Your task is to give the listing below back word for word, pictures excluded.

··· Available data

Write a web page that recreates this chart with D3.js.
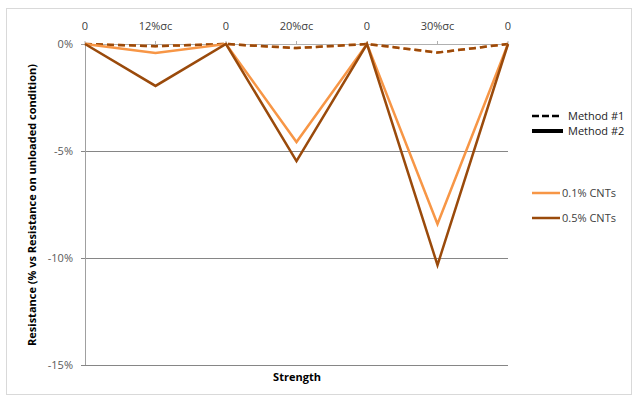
<!DOCTYPE html>
<html><head><meta charset="utf-8">
<script src="https://cdn.jsdelivr.net/npm/d3@7"></script>
<style>body{margin:0;background:#fff}svg{display:block}</style>
</head><body>
<script>
const categories = ["0", "12%σc", "0", "20%σc", "0", "30%σc", "0"];
const m2_01 = [0, -0.42, 0, -4.58, 0, -8.41, 0];
const m2_05 = [0, -1.96, 0, -5.47, 0, -10.33, 0];
const m1_01 = [0, -0.10, 0, -0.19, 0, -0.40, 0];
const m1_05 = [0, -0.10, 0, -0.19, 0, -0.40, 0];
const yTicks = [0, -5, -10, -15];
const yTickLabels = ["0%", "-5%", "-10%", "-15%"];

const W = 634, H = 396;
const svg = d3.select("body").append("svg").attr("width", W).attr("height", H);
const font = "'Open Sans', 'Liberation Sans', sans-serif";
svg.append("rect").attr("x", 6.5).attr("y", 8.5).attr("width", 625).attr("height", 386)
  .attr("fill", "#fff").attr("stroke", "#d9d9d9");

const x = d3.scalePoint().domain(d3.range(categories.length)).range([85, 508]);
const y = d3.scaleLinear().domain([0, -15]).range([44, 365]);

// gridlines
svg.append("g").selectAll("line").data(yTicks.filter(d => d !== 0)).join("line")
  .attr("x1", 81).attr("x2", 508).attr("y1", d => y(d)).attr("y2", d => y(d))
  .attr("stroke", "#868686").attr("stroke-width", 1).attr("shape-rendering", "crispEdges");
// y axis
svg.append("line").attr("x1", 85).attr("x2", 85).attr("y1", y(0)).attr("y2", y(-15))
  .attr("stroke", "#a0a0a0").attr("shape-rendering", "crispEdges");
svg.append("line").attr("x1", 81).attr("x2", 85).attr("y1", y(0)).attr("y2", y(0))
  .attr("stroke", "#a0a0a0").attr("shape-rendering", "crispEdges");
svg.append("g").selectAll("text").data(yTicks).join("text")
  .attr("x", 73).attr("y", d => y(d) + 4).attr("text-anchor", "end")
  .attr("font-family", font).attr("font-size", 11).attr("fill", "#595959")
  .text((d, i) => yTickLabels[i]);
// x axis (at 0)
svg.append("line").attr("x1", 85).attr("x2", 508).attr("y1", y(0)).attr("y2", y(0))
  .attr("stroke", "#b0b0b0").attr("shape-rendering", "crispEdges");
svg.append("g").selectAll("line").data(d3.range(categories.length)).join("line")
  .attr("x1", d => x(d)).attr("x2", d => x(d)).attr("y1", y(0) - 3).attr("y2", y(0) + 1)
  .attr("stroke", "#b0b0b0");
svg.append("g").selectAll("text").data(categories).join("text")
  .attr("x", (d, i) => x(i)).attr("y", 30).attr("text-anchor", "middle")
  .attr("font-family", font).attr("font-size", 11).attr("fill", "#404040")
  .text(d => d);

// titles
svg.append("text").attr("transform", "translate(36,205) rotate(-90)")
  .attr("text-anchor", "middle").attr("font-family", font).attr("font-weight", "bold")
  .attr("font-size", 11).attr("fill", "#000")
  .text("Resistance (% vs Resistance on unloaded condition)");
svg.append("text").attr("x", 297).attr("y", 381).attr("text-anchor", "middle")
  .attr("font-family", font).attr("font-weight", "bold").attr("font-size", 11).attr("fill", "#000")
  .text("Strength");

const orange = "#F79646", brown = "#9A4A0B";
const line = d3.line().x((d, i) => x(i)).y(d => y(d));
const series = [
  {v: m1_01, c: orange, dash: "7,4"},
  {v: m1_05, c: brown, dash: "7,4"},
  {v: m2_01, c: orange, dash: null},
  {v: m2_05, c: brown, dash: null}
];
svg.append("g").selectAll("path").data(series).join("path")
  .attr("d", d => line(d.v)).attr("fill", "none").attr("stroke", d => d.c)
  .attr("stroke-width", 2.5).attr("stroke-dasharray", d => d.dash)
  .attr("stroke-linejoin", "miter");

// legend
const lg = svg.append("g");
lg.append("line").attr("x1", 532).attr("x2", 562).attr("y1", 116).attr("y2", 116)
  .attr("stroke", "#000").attr("stroke-width", 2.5).attr("stroke-dasharray", "7,3");
lg.append("text").attr("x", 568).attr("y", 120).attr("font-family", font).attr("font-size", 11)
  .attr("fill", "#222").text("Method #1");
lg.append("line").attr("x1", 532).attr("x2", 563).attr("y1", 131).attr("y2", 131)
  .attr("stroke", "#000").attr("stroke-width", 4);
lg.append("text").attr("x", 568).attr("y", 135).attr("font-family", font).attr("font-size", 11)
  .attr("fill", "#222").text("Method #2");
lg.append("line").attr("x1", 532).attr("x2", 560).attr("y1", 193).attr("y2", 193)
  .attr("stroke", orange).attr("stroke-width", 2.5);
lg.append("text").attr("x", 562).attr("y", 197).attr("font-family", font).attr("font-size", 11)
  .attr("fill", "#404040").text("0.1% CNTs");
lg.append("line").attr("x1", 532).attr("x2", 560).attr("y1", 218).attr("y2", 218)
  .attr("stroke", brown).attr("stroke-width", 2.5);
lg.append("text").attr("x", 562).attr("y", 222).attr("font-family", font).attr("font-size", 11)
  .attr("fill", "#404040").text("0.5% CNTs");
</script>
</body></html>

······

*Output of the exercise*
Write a web page that recreates this chart with D3.js.
<!DOCTYPE html>
<html><head><meta charset="utf-8">
<script src="https://cdn.jsdelivr.net/npm/d3@7"></script>
<style>body{margin:0;background:#fff}svg{display:block}</style>
</head><body>
<script>
const categories = ["0", "12%σc", "0", "20%σc", "0", "30%σc", "0"];
const m2_01 = [0, -0.42, 0, -4.58, 0, -8.41, 0];
const m2_05 = [0, -1.96, 0, -5.47, 0, -10.33, 0];
const m1_01 = [0, -0.10, 0, -0.19, 0, -0.40, 0];
const m1_05 = [0, -0.10, 0, -0.19, 0, -0.40, 0];
const yTicks = [0, -5, -10, -15];
const yTickLabels = ["0%", "-5%", "-10%", "-15%"];

const W = 634, H = 396;
const svg = d3.select("body").append("svg").attr("width", W).attr("height", H);
const font = "'Open Sans', 'Liberation Sans', sans-serif";
svg.append("rect").attr("x", 6.5).attr("y", 8.5).attr("width", 625).attr("height", 386)
  .attr("fill", "#fff").attr("stroke", "#d9d9d9");

const x = d3.scalePoint().domain(d3.range(categories.length)).range([85, 508]);
const y = d3.scaleLinear().domain([0, -15]).range([44, 365]);

// gridlines
svg.append("g").selectAll("line").data(yTicks.filter(d => d !== 0)).join("line")
  .attr("x1", 81).attr("x2", 508).attr("y1", d => y(d)).attr("y2", d => y(d))
  .attr("stroke", "#868686").attr("stroke-width", 1).attr("shape-rendering", "crispEdges");
// y axis
svg.append("line").attr("x1", 85).attr("x2", 85).attr("y1", y(0)).attr("y2", y(-15))
  .attr("stroke", "#a0a0a0").attr("shape-rendering", "crispEdges");
svg.append("line").attr("x1", 81).attr("x2", 85).attr("y1", y(0)).attr("y2", y(0))
  .attr("stroke", "#a0a0a0").attr("shape-rendering", "crispEdges");
svg.append("g").selectAll("text").data(yTicks).join("text")
  .attr("x", 73).attr("y", d => y(d) + 4).attr("text-anchor", "end")
  .attr("font-family", font).attr("font-size", 11).attr("fill", "#595959")
  .text((d, i) => yTickLabels[i]);
// x axis (at 0)
svg.append("line").attr("x1", 85).attr("x2", 508).attr("y1", y(0)).attr("y2", y(0))
  .attr("stroke", "#b0b0b0").attr("shape-rendering", "crispEdges");
svg.append("g").selectAll("line").data(d3.range(categories.length)).join("line")
  .attr("x1", d => x(d)).attr("x2", d => x(d)).attr("y1", y(0) - 3).attr("y2", y(0) + 1)
  .attr("stroke", "#b0b0b0");
svg.append("g").selectAll("text").data(categories).join("text")
  .attr("x", (d, i) => x(i)).attr("y", 30).attr("text-anchor", "middle")
  .attr("font-family", font).attr("font-size", 11).attr("fill", "#404040")
  .text(d => d);

// titles
svg.append("text").attr("transform", "translate(36,205) rotate(-90)")
  .attr("text-anchor", "middle").attr("font-family", font).attr("font-weight", "bold")
  .attr("font-size", 11).attr("fill", "#000")
  .text("Resistance (% vs Resistance on unloaded condition)");
svg.append("text").attr("x", 297).attr("y", 381).attr("text-anchor", "middle")
  .attr("font-family", font).attr("font-weight", "bold").attr("font-size", 11).attr("fill", "#000")
  .text("Strength");

const orange = "#F79646", brown = "#9A4A0B";
const line = d3.line().x((d, i) => x(i)).y(d => y(d));
const series = [
  {v: m1_01, c: orange, dash: "7,4"},
  {v: m1_05, c: brown, dash: "7,4"},
  {v: m2_01, c: orange, dash: null},
  {v: m2_05, c: brown, dash: null}
];
svg.append("g").selectAll("path").data(series).join("path")
  .attr("d", d => line(d.v)).attr("fill", "none").attr("stroke", d => d.c)
  .attr("stroke-width", 2.5).attr("stroke-dasharray", d => d.dash)
  .attr("stroke-linejoin", "miter");

// legend
const lg = svg.append("g");
lg.append("line").attr("x1", 532).attr("x2", 562).attr("y1", 116).attr("y2", 116)
  .attr("stroke", "#000").attr("stroke-width", 2.5).attr("stroke-dasharray", "7,3");
lg.append("text").attr("x", 568).attr("y", 120).attr("font-family", font).attr("font-size", 11)
  .attr("fill", "#222").text("Method #1");
lg.append("line").attr("x1", 532).attr("x2", 563).attr("y1", 131).attr("y2", 131)
  .attr("stroke", "#000").attr("stroke-width", 4);
lg.append("text").attr("x", 568).attr("y", 135).attr("font-family", font).attr("font-size", 11)
  .attr("fill", "#222").text("Method #2");
lg.append("line").attr("x1", 532).attr("x2", 560).attr("y1", 193).attr("y2", 193)
  .attr("stroke", orange).attr("stroke-width", 2.5);
lg.append("text").attr("x", 562).attr("y", 197).attr("font-family", font).attr("font-size", 11)
  .attr("fill", "#404040").text("0.1% CNTs");
lg.append("line").attr("x1", 532).attr("x2", 560).attr("y1", 218).attr("y2", 218)
  .attr("stroke", brown).attr("stroke-width", 2.5);
lg.append("text").attr("x", 562).attr("y", 222).attr("font-family", font).attr("font-size", 11)
  .attr("fill", "#404040").text("0.5% CNTs");
</script>
</body></html>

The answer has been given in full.